Crónica de Ana Luísa Santos: Memória olfativa

(Fotografia: DR)
Diz-se que o olfato é o sentido humano mais forte dos cinco que temos. Acredito que seja também o mais menosprezado. Um emprego em part-time na faculdade mostrou-me muitas das suas maravilhas.

Há muitas formas de viajar. De carro, de comboio, de avião, num álbum de fotografias, pelos pensamentos, ao ler um livro. Uma das minhas maneiras preferidas é pelos cheiros, que me trazem recordações várias, e “memórias” de lugares onde nunca estive.

Há momentos em que uma rápida inspiração da fragrância adocicada das flores da minha rua me leva imediatamente para as férias de verão que fazia no Algarve, em miúda. O cheiro a terra molhada faz-me lembrar o outono, domingos, e a época do regresso às aulas, e o cheirinho de pão torrado pela manhã relembra-me tempos despreocupados. O aroma a bolos a cozer no forno há de ser, para sempre, o cheiro do amor. De facto, há alguns estudos que apontam para o olfato ser o sentido mais conectado à memória, e eu tendo a concordar.

Por vezes, estou a fazer a minha vida e, do nada, um cheiro faz-me ficar inquieta. Tenho de o assimilar e, como quem faz um “rewind” mental, descobrir nas minhas memórias mais profundas o que é que ele me faz lembrar, de onde é que eu conheço, e associá-lo a algo para serenar.

O aroma dos bolos a cozer no forno há de ser para sempre o cheiro do amor.

O gosto pelas sensações do olfato não é de agora, mas intensificou-se quando fui promotora de perfumaria, durante quatro anos, enquanto andava na faculdade. Aprendi muito sobre notas de topo, de coração e de base, ou seja, cheiros específicos que representam a evolução da fragrância ao longo do tempo, sobre o nunca esfregar o sítio onde se pulverizou o perfume mas, mais importante, aprendi sobre pessoas. Sobre como escolhem um perfume, em que se baseiam para o fazer e o que lhes diz determinado cheiro. Também aprendi que usar uma determinada fragrância é passar uma determinada mensagem.

Comecei a interessar-me seriamente sobre este assunto, a tomar atenção às notas dos perfumes, conseguindo, pouco depois, adivinhar aquilo que as pessoas que passavam por mim na rua usavam. Li “O perfume”, de Patrick Süskind, e fiquei fascinada.

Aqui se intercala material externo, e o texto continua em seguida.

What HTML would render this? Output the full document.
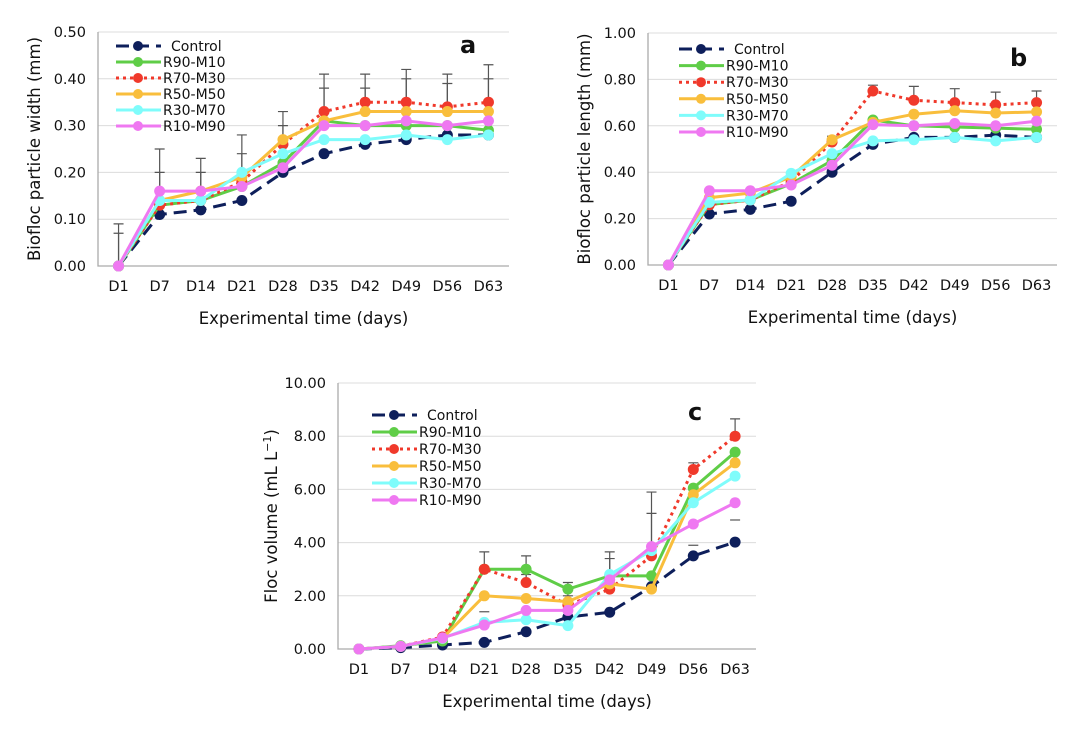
<!DOCTYPE html>
<html><head><meta charset="utf-8"><style>
body{margin:0;background:#fff;}
svg text{font-family:"DejaVu Sans","Liberation Sans",sans-serif;fill:#111;}
</style></head><body>
<svg id="s" width="1092" height="734" viewBox="0 0 1092 734"></svg>
<script>
const categories=["D1","D7","D14","D21","D28","D35","D42","D49","D56","D63"];
const seriesNames=["Control","R90-M10","R70-M30","R50-M50","R30-M70","R10-M90"];
const aControl=[0,.11,.12,.14,.20,.24,.26,.27,.28,.28];
const aR90=[0,.13,.14,.17,.22,.31,.30,.30,.30,.29];
const aR70=[0,.13,.14,.18,.26,.33,.35,.35,.34,.35];
const aR50=[0,.14,.16,.19,.27,.31,.33,.33,.33,.33];
const aR30=[0,.14,.14,.20,.24,.27,.27,.28,.27,.28];
const aR10=[0,.16,.16,.17,.21,.30,.30,.31,.30,.31];
const aErrTop=[.09,.25,.23,.28,.33,.41,.41,.42,.41,.43];
const aErrMid=[.07,.20,.20,.24,.30,.38,.38,.40,.39,.40];
const bControl=[0,.22,.24,.275,.40,.52,.55,.55,.56,.55];
const bR90=[0,.26,.28,.35,.45,.625,.60,.595,.59,.585];
const bR70=[0,.26,.28,.36,.53,.75,.71,.70,.69,.70];
const bR50=[0,.29,.31,.38,.54,.615,.65,.665,.655,.66];
const bR30=[0,.27,.28,.395,.48,.535,.54,.55,.535,.55];
const bR10=[0,.32,.32,.345,.43,.605,.60,.61,.60,.62];
const bErrTop=[0,0,0,0,.555,.775,.77,.76,.745,.75];
const cControl=[0,.05,.15,.25,.65,1.2,1.38,2.35,3.5,4.02];
const cR90=[0,.12,.3,3.0,3.0,2.25,2.75,2.75,6.05,7.4];
const cR70=[0,.1,.45,3.0,2.5,1.65,2.25,3.5,6.75,8.0];
const cR50=[0,.1,.4,2.0,1.9,1.78,2.45,2.25,5.8,7.0];
const cR30=[0,.1,.4,1.0,1.1,.88,2.8,3.7,5.5,6.5];
const cR10=[0,.1,.42,.9,1.45,1.45,2.6,3.85,4.7,5.5];
const cErrTop=[0,0,0,3.65,3.5,2.5,3.65,5.9,7.0,8.65];
const cErrMid=[0,0,0,1.4,2.8,2.0,3.4,5.1,3.9,4.85];
const aTicks=["0.00","0.10","0.20","0.30","0.40","0.50"];
const bTicks=["0.00","0.20","0.40","0.60","0.80","1.00"];
const cTicks=["0.00","2.00","4.00","6.00","8.00","10.00"];
const colors=["#0e1f5b","#5fcd47","#f0392b","#f9be3c","#7ffcfb","#ef78f1"];
const dashes=["13,7",null,"3,4",null,null,null];
const NS="http://www.w3.org/2000/svg";
const svg=document.getElementById('s');
function mk(tag,at,parent){const e=document.createElementNS(NS,tag);for(const k in at)e.setAttribute(k,at[k]);(parent||svg).appendChild(e);return e;}
function chart(cfg){
  const g=mk('g',{});
  
  
  const L=cfg.left,R=cfg.right,T=cfg.top,B=cfg.bottom,max=cfg.max;
  const bw=(R-L)/categories.length;
  const x=i=>L+bw*(i+0.5);
  const y=v=>B-(v/max)*(B-T);
  cfg.ticks.forEach((t,i)=>{
    const v=max*i/(cfg.ticks.length-1),yy=y(v);
    if(i>0){const gl=mk('line',{x1:L,x2:R,y1:yy,y2:yy,stroke:'#dcdcdc','stroke-width':1},g);
    }
    const tx=mk('text',{x:L-12,y:yy+5,'text-anchor':'end','font-size':14.5},g);tx.textContent=t;
    
  });
  const ax=mk('path',{d:`M${L},${T}V${B}H${R}`,fill:'none',stroke:'#aaa','stroke-width':1.3},g);
  
  categories.forEach((c,i)=>{const t=mk('text',{x:x(i),y:B+25,'text-anchor':'middle','font-size':14.5},g);t.textContent=c;
    });
  const xt=mk('text',{x:(L+R)/2,y:B+58,'text-anchor':'middle','font-size':16.5},g);xt.textContent="Experimental time (days)";
  
  const yc=(T+B)/2;
  const yt=mk('text',{x:cfg.ytx,y:yc,'text-anchor':'middle','font-size':16.5,transform:`rotate(-90 ${cfg.ytx} ${yc})`},g);
  yt.innerHTML=cfg.ytitle;
  
  cfg.errs.forEach(err=>{err.forEach((v,i)=>{if(!v)return;
    const base=cfg.series[2][i];
    const e=mk('path',{d:`M${x(i)},${y(Math.min(base,v))}V${y(v)}M${x(i)-5},${y(v)}h10`,stroke:'#555','stroke-width':1.2,fill:'none'},g);
    });});
  cfg.series.forEach((s,k)=>{
    const pts=s.map((v,i)=>`${x(i)},${y(v)}`).join(' ');
    const at={points:pts,fill:'none',stroke:colors[k],'stroke-width':3};
    if(dashes[k])at['stroke-dasharray']=dashes[k];
    const pl=mk('polyline',at,g);
    
    s.forEach((v,i)=>{const c=mk('circle',{cx:x(i),cy:y(v),r:5.5,fill:colors[k]},g);
      });
  });
  seriesNames.forEach((n,k)=>{
    const ly=cfg.legY+k*cfg.legDy;
    const at={x1:cfg.legX,x2:cfg.legX+45,y1:ly,y2:ly,stroke:colors[k],'stroke-width':3};
    if(dashes[k])at['stroke-dasharray']=dashes[k];
    const ll=mk('line',at,g);
    const lc=mk('circle',{cx:cfg.legX+22,cy:ly,r:5,fill:colors[k]},g);
    
    const lt=mk('text',{x:cfg.legX+(k==0?55:47),y:ly+5,'font-size':14},g);lt.textContent=n;
    
  });
  const pl=mk('text',{x:cfg.lblX,y:cfg.lblY,'font-size':24,'font-weight':'bold'},g);pl.textContent=cfg.label;
  
}
chart({name:'chart-a',left:98,right:509,top:32,bottom:266,max:0.5,ticks:aTicks,ytx:40,ytitle:'Biofloc particle width (mm)',
  series:[aControl,aR90,aR70,aR50,aR30,aR10],errs:[aErrTop,aErrMid],legX:116,legY:46,legDy:16,label:'a',lblX:460,lblY:53});
chart({name:'chart-b',left:648,right:1057,top:33,bottom:265,max:1,ticks:bTicks,ytx:590,ytitle:'Biofloc particle length (mm)',
  series:[bControl,bR90,bR70,bR50,bR30,bR10],errs:[bErrTop],legX:679,legY:49,legDy:16.6,label:'b',lblX:1010,lblY:66});
chart({name:'chart-c',left:338,right:756,top:383,bottom:649,max:10,ticks:cTicks,ytx:277,ytitle:'Floc volume (mL L<tspan baseline-shift="super" font-size="11">−1</tspan>)',
  series:[cControl,cR90,cR70,cR50,cR30,cR10],errs:[cErrTop,cErrMid],legX:372,legY:415,legDy:17,label:'c',lblX:688,lblY:420});
</script>
</body></html>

Por essa altura descobri o site Fragrantica, que se apresenta como a “enciclopédia online de perfumes”. Além de novos lançamentos, o site apresenta um perfil para cada perfume, com as opiniões dos consumidores, e houve uma que me marcou até hoje. Entre outras palavras, a utilizadora escreveu que determinado perfume era “extremamente complexo. É uma fragrância de ideias, de impressões. Tem um elemento de tristeza, uma ideia de flores que ficaram num vaso demasiado tempo. Uma ideia de decadência lenta. Folhas apodrecidas no chão. […] Também há um elemento de iminência. Uma tempestade que se aproxima. A promessa de chuva no ar”. E eu, que nunca tinha sentido uma fragrância desta forma, fiquei maravilhada. Tornei-me mais exigente nos meus perfumes, e passei a sentir com mais interesse os cheiros que vêm no ar. A guardá-los, para me inspirar, e para regressar a determinado momento. Até ao Natal com a canela, à cantina da minha escola com a sopa de batata, e ao conforto de certos braços com águas de colónia cítricas.